As time ticks down for the City of Sault Ste. Marie to transition local recycling and hazardous waste programs to producer responsibility, city officials have a few questions they'd like answered.
Ontario is mandating municipalities to have a full producer responsibility system in place by 2025, which would put the responsibility of product disposal on the shoulders of companies, rather than cities.
The city will be negotiating with what's known as a Producer Responsibility Organizations (PRO), which handle the collection and recycling of materials on behalf of producers.
It's thought that the PROs will handle residential collection while municipalities handle business and industrial sectors, but city officials said the transition isn't that simple.

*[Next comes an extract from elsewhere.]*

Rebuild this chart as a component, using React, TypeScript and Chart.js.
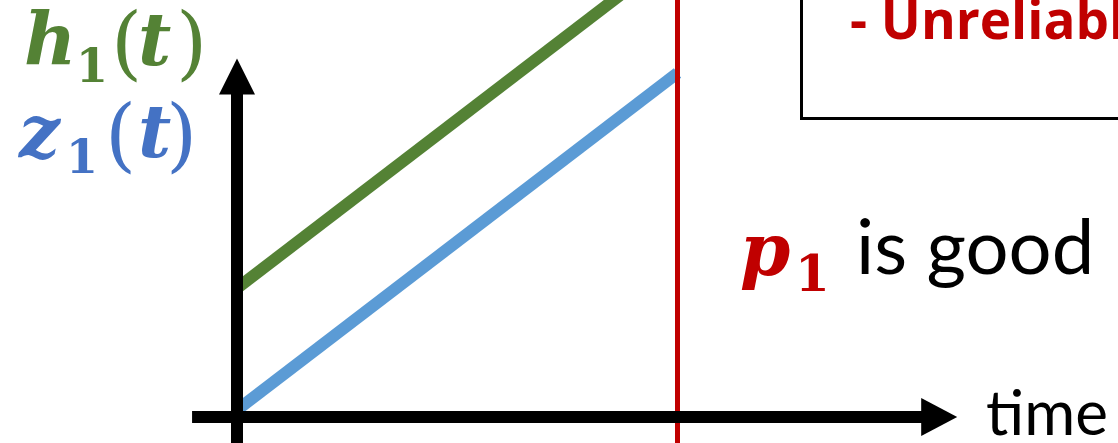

"Most municipalities have one similar to ours in which you have residents and businesses meshed together, and so we can't quite decipher how that will be done at a contract level," said Susan Hamilton Beach, public works director.
Hamilton Beach said the city will also lose autonomy over how collection is run when it transitions to a producer responsibility system.
The city has questions surrounding this, and whether regional depots or return-to-retailer collection systems will be implemented.
"How the model is getting selected and whether or not it will be in the interest of Sault Ste. Marie at that point in time, we are strictly just remaining at the table to try and ask those questions," she said.
The City of Sault Ste. Marie is expecting to transition to full producer responsibility by Sept. 30, 2023.